# Buying tires and wheels



## bruteforce_ttu (Jul 5, 2012)

Is it cheaper to order tires & wheels online or try to find a local dealer?

All the web sites are all generally pretty close in price.


----------



## txboatpilot (Feb 18, 2013)

No tax online most of the time


----------



## 08GreenBrute (Jul 13, 2009)

I found the best deal on line was much cheaper then anywhere around me


----------



## Cal3bCart3r (Mar 5, 2012)

ATV Mud Tires : ATV Tires : Cheap ATV Tire Kits : ITP Tires : Maxxis ATV Tires Free Shipping is who i would recommend  free shipping and great prices!


----------



## Polaris425 (Dec 16, 2004)

^^ good people's


----------



## Cal3bCart3r (Mar 5, 2012)

yepp!


----------



## JPs300 (Mar 23, 2011)

My wheels & tires came from Brent @ B&C Racing, sponsor on here. Good guy to deal with & great price/fast shipping on both my orders with him. He was also quick to handle a tire warranty issue I had.


----------



## Cal3bCart3r (Mar 5, 2012)

Yep hes a good guy too


----------



## filthyredneck (Feb 10, 2010)

I try to use Brent for all my stuff as well.
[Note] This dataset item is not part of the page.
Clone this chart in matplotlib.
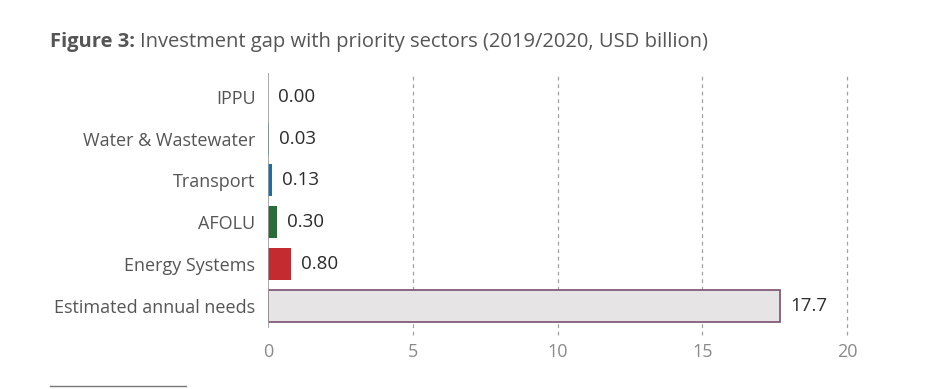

When I can't get it from him I usually look toward Mud Throwers.

"Killing Time Using Tapatalk 2"


----------



## bigblackbrute (Jun 3, 2009)

I use trax motorsports in west monroe la for all of my tires and wheels and also stuff for customers. 

fatboyz customz


----------



## Brute650i (Dec 17, 2008)

Thanks for the kind words guys. Glad I can help y'all out.


----------